Na época, até um jogo de futebol entre o Irã e México, na Copa do Mundo de 2006, vira motivo de esperanças de acalmar as tensões no Azerbaijão.
Com um traço cheio de hachuras, que lembra o melhor do underground de Robert Crumb, o quadrinhista vai construindo não só as suas memórias, mas também as suas impressões além dos registros fieis, como a ida de olhos vendados à sala de interrogatório.
A tensão cresce quando ele e o editor são transferidos para o prédio principal, convivendo com outros detentos com identidade e delitos falsos. Novas situações e personagens são apresentados, impulsionando a trama para o paciente plano de fuga junto com a esposa, quando Neyestani é colocado em liberdade provisória.

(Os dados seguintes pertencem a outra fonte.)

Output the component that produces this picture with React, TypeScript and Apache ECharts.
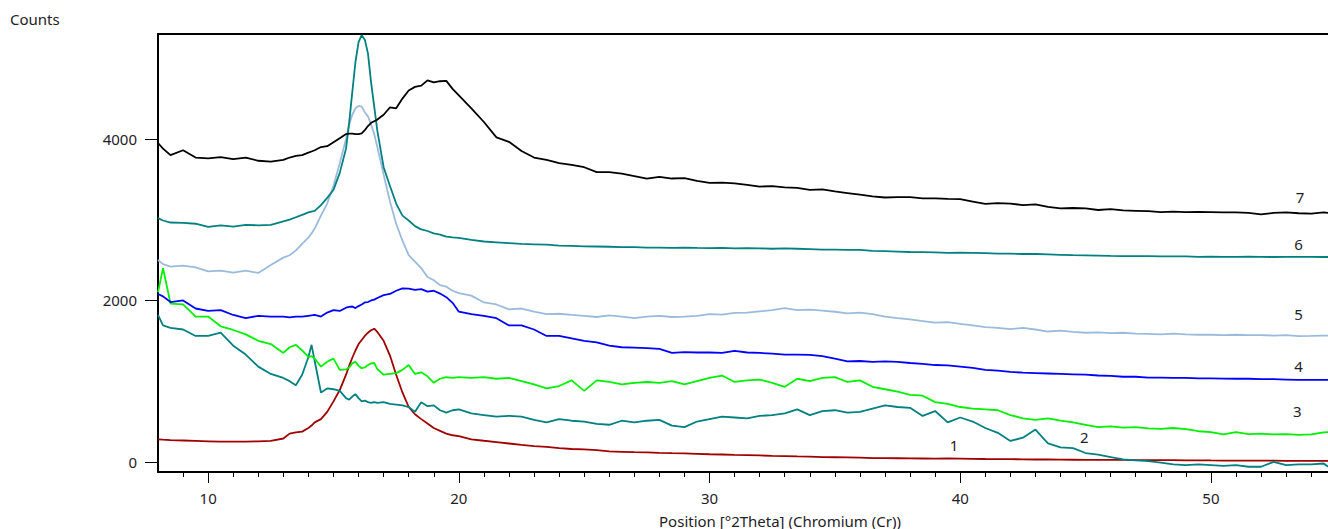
import React, { useEffect, useRef } from "react";
import * as echarts from "echarts";

// Position [°2Theta] sample points (shared by all patterns)
const twoTheta = [
  8, 8.2, 8.5, 9, 9.5, 10, 10.5, 11, 11.5, 12, 12.5, 13,
  13.25, 13.5, 13.75, 14, 14.125, 14.25, 14.5, 14.75, 15, 15.25, 15.5, 15.625,
  15.75, 15.875, 16, 16.125, 16.25, 16.375, 16.5, 16.625, 16.75, 17, 17.25, 17.5,
  17.75, 18, 18.25, 18.5, 18.75, 19, 19.25, 19.5, 19.75, 20, 20.5, 21,
  21.5, 22, 22.5, 23, 23.5, 24, 24.5, 25, 25.5, 26, 26.5, 27,
  27.5, 28, 28.5, 29, 29.5, 30, 30.5, 31, 31.5, 32, 32.5, 33,
  33.5, 34, 34.5, 35, 35.5, 36, 36.5, 37, 37.5, 38, 38.5, 39,
  39.5, 40, 40.5, 41, 41.5, 42, 42.5, 43, 43.5, 44, 44.5, 45,
  45.5, 46, 46.5, 47, 47.5, 48, 48.5, 49, 49.5, 50, 50.5, 51,
  51.5, 52, 52.5, 53, 53.5, 54, 54.5, 54.67,
];

const counts1 = [
  280, 275, 270, 265, 260, 255, 250, 252, 250, 255, 260, 290,
  350, 365, 375, 420, 450, 490, 530, 620, 750, 890, 1080, 1190,
  1290, 1380, 1460, 1510, 1560, 1600, 1630, 1650, 1610, 1500, 1320, 1080,
  860, 680, 590, 530, 475, 420, 385, 350, 330, 320, 280, 262,
  245, 228, 210, 195, 185, 170, 160, 155, 145, 130, 125, 120,
  118, 112, 108, 105, 100, 95, 92, 88, 85, 80, 75, 72,
  68, 65, 60, 58, 55, 52, 48, 46, 45, 43, 42, 40,
  42, 40, 38, 36, 35, 34, 32, 30, 30, 28, 27, 26,
  25, 25, 24, 23, 22, 22, 21, 20, 20, 18, 17, 17,
  16, 15, 15, 14, 14, 13, 12, 12,
];

const counts2 = [
  1820, 1690, 1660, 1640, 1560, 1560, 1600, 1440, 1330, 1180, 1090, 1040,
  1000, 950, 1080, 1300, 1450, 1250, 860, 910, 900, 880, 790, 770,
  810, 840, 790, 750, 760, 740, 730, 740, 730, 740, 720, 710,
  700, 680, 620, 740, 690, 700, 640, 610, 640, 650, 600, 580,
  560, 570, 560, 520, 490, 530, 510, 500, 470, 460, 510, 490,
  510, 520, 450, 430, 500, 530, 560, 550, 540, 570, 580, 600,
  650, 580, 630, 640, 610, 620, 660, 700, 680, 670, 570, 630,
  490, 550, 500, 420, 360, 260, 300, 400, 230, 180, 170, 110,
  90, 60, 30, 20, 10, -10, -30, -40, -30, -40, -50, -40,
  -60, -60, 0, -40, -30, -30, -20, -60,
];

const counts3 = [
  2100, 2400, 1960, 1950, 1800, 1800, 1680, 1634, 1580, 1500, 1460, 1350,
  1420, 1450, 1380, 1300, 1310, 1280, 1180, 1240, 1280, 1140, 1145, 1170,
  1220, 1240, 1190, 1160, 1170, 1200, 1220, 1225, 1150, 1080, 1090, 1100,
  1140, 1200, 1090, 1110, 1060, 980, 1030, 1050, 1040, 1050, 1040, 1050,
  1030, 1040, 1000, 960, 910, 940, 1010, 880, 1010, 990, 960, 980,
  990, 980, 1000, 960, 1000, 1040, 1070, 990, 1010, 1020, 980, 930,
  1030, 1000, 1040, 1050, 990, 1010, 930, 900, 870, 830, 820, 740,
  720, 680, 660, 650, 640, 580, 540, 520, 540, 510, 490, 460,
  430, 440, 425, 430, 415, 410, 420, 405, 380, 370, 340, 370,
  345, 350, 340, 345, 335, 340, 365, 370,
];

const counts4 = [
  2080, 2050, 1980, 2000, 1900, 1870, 1880, 1820, 1780, 1810, 1800, 1800,
  1790, 1800, 1800, 1810, 1815, 1820, 1800, 1850, 1880, 1870, 1910, 1920,
  1925, 1905, 1930, 1950, 1975, 1980, 2000, 2010, 2030, 2065, 2080, 2120,
  2150, 2145, 2130, 2140, 2110, 2120, 2085, 2040, 1970, 1860, 1830, 1810,
  1780, 1690, 1690, 1640, 1560, 1560, 1530, 1500, 1480, 1440, 1420, 1415,
  1410, 1400, 1350, 1360, 1355, 1355, 1350, 1375, 1355, 1350, 1340, 1330,
  1330, 1325, 1310, 1280, 1245, 1250, 1240, 1245, 1240, 1225, 1215, 1200,
  1195, 1180, 1165, 1140, 1130, 1115, 1105, 1100, 1095, 1090, 1085, 1080,
  1070, 1065, 1055, 1055, 1045, 1045, 1040, 1040, 1035, 1035, 1032, 1030,
  1030, 1025, 1025, 1020, 1015, 1015, 1015, 1015,
];

const counts5 = [
  2500, 2450, 2420, 2430, 2410, 2360, 2370, 2345, 2370, 2340, 2440, 2530,
  2560, 2620, 2700, 2780, 2830, 2890, 3050, 3200, 3420, 3700, 4000, 4180,
  4300, 4380, 4410, 4400, 4330, 4280, 4180, 4060, 3900, 3560, 3230, 2950,
  2740, 2560, 2480, 2400, 2290, 2250, 2190, 2170, 2120, 2090, 2060, 1975,
  1950, 1890, 1900, 1860, 1830, 1835, 1820, 1810, 1795, 1815, 1800, 1780,
  1800, 1810, 1795, 1800, 1810, 1830, 1825, 1845, 1850, 1865, 1880, 1905,
  1880, 1885, 1875, 1860, 1840, 1850, 1830, 1800, 1780, 1765, 1745, 1725,
  1730, 1710, 1690, 1670, 1660, 1645, 1660, 1640, 1615, 1625, 1610, 1600,
  1605, 1595, 1600, 1590, 1585, 1580, 1590, 1580, 1575, 1575, 1570, 1575,
  1570, 1570, 1565, 1570, 1558, 1560, 1565, 1565,
];

const counts6 = [
  3020, 2990, 2965, 2960, 2950, 2910, 2930, 2915, 2935, 2930, 2935, 2980,
  3000, 3030, 3060, 3090, 3100, 3110, 3180, 3270, 3370, 3580, 3880, 4200,
  4580, 4950, 5200, 5285, 5230, 5060, 4700, 4400, 4100, 3650, 3420, 3200,
  3050, 2990, 2920, 2880, 2860, 2830, 2815, 2790, 2780, 2775, 2750, 2730,
  2720, 2710, 2700, 2695, 2690, 2680, 2675, 2670, 2668, 2665, 2660, 2660,
  2655, 2655, 2650, 2655, 2650, 2648, 2650, 2645, 2648, 2645, 2640, 2645,
  2640, 2635, 2630, 2630, 2625, 2625, 2615, 2610, 2605, 2600, 2598, 2595,
  2590, 2592, 2590, 2585, 2580, 2580, 2575, 2575, 2570, 2565, 2560, 2558,
  2555, 2552, 2550, 2550, 2548, 2545, 2545, 2545, 2540, 2542, 2540, 2540,
  2542, 2540, 2538, 2540, 2540, 2540, 2538, 2538,
];

const counts7 = [
  3950, 3880, 3800, 3860, 3770, 3760, 3775, 3750, 3770, 3730, 3720, 3740,
  3770, 3790, 3800, 3830, 3845, 3860, 3900, 3910, 3960, 4010, 4060, 4065,
  4065, 4060, 4060, 4070, 4110, 4160, 4200, 4220, 4240, 4300, 4390, 4380,
  4500, 4600, 4645, 4660, 4725, 4700, 4715, 4720, 4620, 4540, 4380, 4210,
  4020, 3965, 3850, 3770, 3740, 3700, 3680, 3650, 3590, 3590, 3570, 3540,
  3510, 3530, 3510, 3515, 3480, 3455, 3460, 3450, 3430, 3410, 3415, 3400,
  3395, 3370, 3375, 3350, 3330, 3310, 3290, 3275, 3280, 3280, 3265, 3265,
  3258, 3255, 3225, 3195, 3205, 3200, 3180, 3190, 3160, 3140, 3145, 3140,
  3120, 3130, 3115, 3110, 3105, 3095, 3100, 3095, 3098, 3095, 3090, 3090,
  3085, 3065, 3085, 3090, 3080, 3075, 3090, 3085,
];

const seriesNames = ["1", "2", "3", "4", "5", "6", "7"];
const seriesColors = ["#a00000", "#008080", "#00f000", "#0000ff", "#9bbbdc", "#008080", "#000000"];
const seriesCounts = [counts1, counts2, counts3, counts4, counts5, counts6, counts7];
// where each pattern's number is written [2Theta, Counts]
const curveLabelAt = [
  [39.75, 215], [44.95, 310], [53.45, 630], [53.5, 1190], [53.5, 1830], [53.5, 2700], [53.55, 3280],
];

const xMajorTicks = [10, 20, 30, 40, 50];
const xMinorTicks = [
  9, 10, 11, 12, 13, 14, 15, 16, 17, 18, 19, 20, 21, 22, 23, 24, 25, 26, 27, 28, 29, 30, 31,
  32, 33, 34, 35, 36, 37, 38, 39, 40, 41, 42, 43, 44, 45, 46, 47, 48, 49, 50, 51, 52, 53, 54,
];
const yTicks = [0, 2000, 4000];

const X_MIN = 8;
const X_MAX = 54.67;
const Y_MIN = -125;
const Y_MAX = 5300;

const FONT = "'Noto Sans', 'Open Sans', sans-serif";
const TEXT = "#1e2228";
const FS = 15;

export default function App() {
  const ref = useRef<HTMLDivElement>(null);

  useEffect(() => {
    if (!ref.current) return;
    const chart = echarts.init(ref.current, undefined, { renderer: "svg" });

    const series = seriesCounts.map((ys, i) => ({
      type: "line",
      name: seriesNames[i],
      data: ys.map((y, k) => [twoTheta[k], y]),
      showSymbol: false,
      symbol: "none",
      smooth: false,
      silent: true,
      lineStyle: { color: seriesColors[i], width: 1.8 },
      z: 2,
      markPoint: {
        symbol: "circle",
        symbolSize: 0,
        silent: true,
        label: {
          show: true,
          position: "inside",
          formatter: seriesNames[i],
          color: TEXT,
          fontSize: FS,
          fontFamily: FONT,
        },
        data: [{ coord: curveLabelAt[i], value: seriesNames[i] }],
      },
    }));

    chart.setOption({
      animation: false,
      backgroundColor: "#ffffff",
      textStyle: { fontFamily: FONT },
      title: {
        text: "Counts",
        left: 10,
        top: 11,
        padding: 0,
        textStyle: { fontSize: FS, fontWeight: "normal", color: TEXT, fontFamily: FONT },
      },
      grid: {
        left: 158,
        right: 0,
        top: 34,
        bottom: 57,
        containLabel: false,
        outerBoundsMode: "none",
      },
      xAxis: [
        {
          type: "value",
          min: X_MIN,
          max: X_MAX,
          position: "bottom",
          axisLine: { show: true, onZero: false, lineStyle: { color: "#000", width: 2 } },
          axisTick: { show: true, customValues: xMinorTicks, length: 5, lineStyle: { color: "#000", width: 1 } },
          axisLabel: {
            show: true,
            customValues: xMajorTicks,
            margin: 18,
            fontSize: FS,
            color: TEXT,
            fontFamily: FONT,
            formatter: (v: number) => String(v),
          },
          splitLine: { show: false },
          name: "Position [°2Theta] (Chromium (Cr))",
          nameLocation: "middle",
          nameGap: 41,
          nameTextStyle: { fontSize: FS, color: TEXT, fontFamily: FONT, padding: [0, 0, 0, 74] },
        },
        {
          type: "value",
          min: X_MIN,
          max: X_MAX,
          position: "bottom",
          axisLine: { show: false, onZero: false },
          axisTick: { show: true, customValues: xMajorTicks, length: 11, lineStyle: { color: "#000", width: 1 } },
          axisLabel: { show: false },
          splitLine: { show: false },
        },
        {
          type: "value",
          min: X_MIN,
          max: X_MAX,
          position: "top",
          axisLine: { show: true, onZero: false, lineStyle: { color: "#000", width: 2 } },
          axisTick: { show: false },
          axisLabel: { show: false },
          splitLine: { show: false },
        },
      ],
      yAxis: {
        type: "value",
        min: Y_MIN,
        max: Y_MAX,
        axisLine: { show: true, onZero: false, lineStyle: { color: "#000", width: 2 } },
        axisTick: { show: true, customValues: yTicks, length: 13, lineStyle: { color: "#000", width: 1 } },
        axisLabel: {
          show: true,
          customValues: yTicks,
          margin: 21,
          fontSize: FS,
          color: TEXT,
          fontFamily: FONT,
          formatter: (v: number) => String(v),
        },
        splitLine: { show: false },
      },
      series,
    });

    return () => chart.dispose();
  }, []);

  return (
    <div
      ref={ref}
      style={{ position: "fixed", left: 0, top: 0, width: 1328, height: 529, background: "#fff" }}
    />
  );
}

Perseguições políticas, arbitrariedades praticadas em nome da lei e a questão sempre polêmica acerca da liberdade de expressão automaticamente remetem a episódios como o ocorrido em janeiro deste ano, no ataque contra a redação da revista Charlie Hebdo, na França (país onde Mana Neyestani atualmente reside), que deixou 12 mortes e vários feridos.
A publicação da Nemo segue o padrão editorial de outros títulos da editora, como O mundo de Aisha e O muro: volume em brochura com formato 17 x 24 cm, capa cartonada com orelhas, papel offset de boa gramatura e impressão.
Há algumas poucas “escorregadas”, como todas as numerações dos capítulos serem por extenso, menos o primeiro (indicado por algarismo arábico, “1”), a omissão das palavras “de uma” no recordatório da página dupla (20-21) – “...por causa de uma simples palavra...” –, e o hífen em “procurador-geral” no primeiro quadro da página 26.
Enfim, nada que diminua Uma metamorfose iraniana, que é uma das melhores HQs deste primeiro semestre, garantindo a Nemo como uma das principais editoras do Brasil no equilíbrio qualitativo e quantitativo de materiais que raramente seriam vistos por aqui.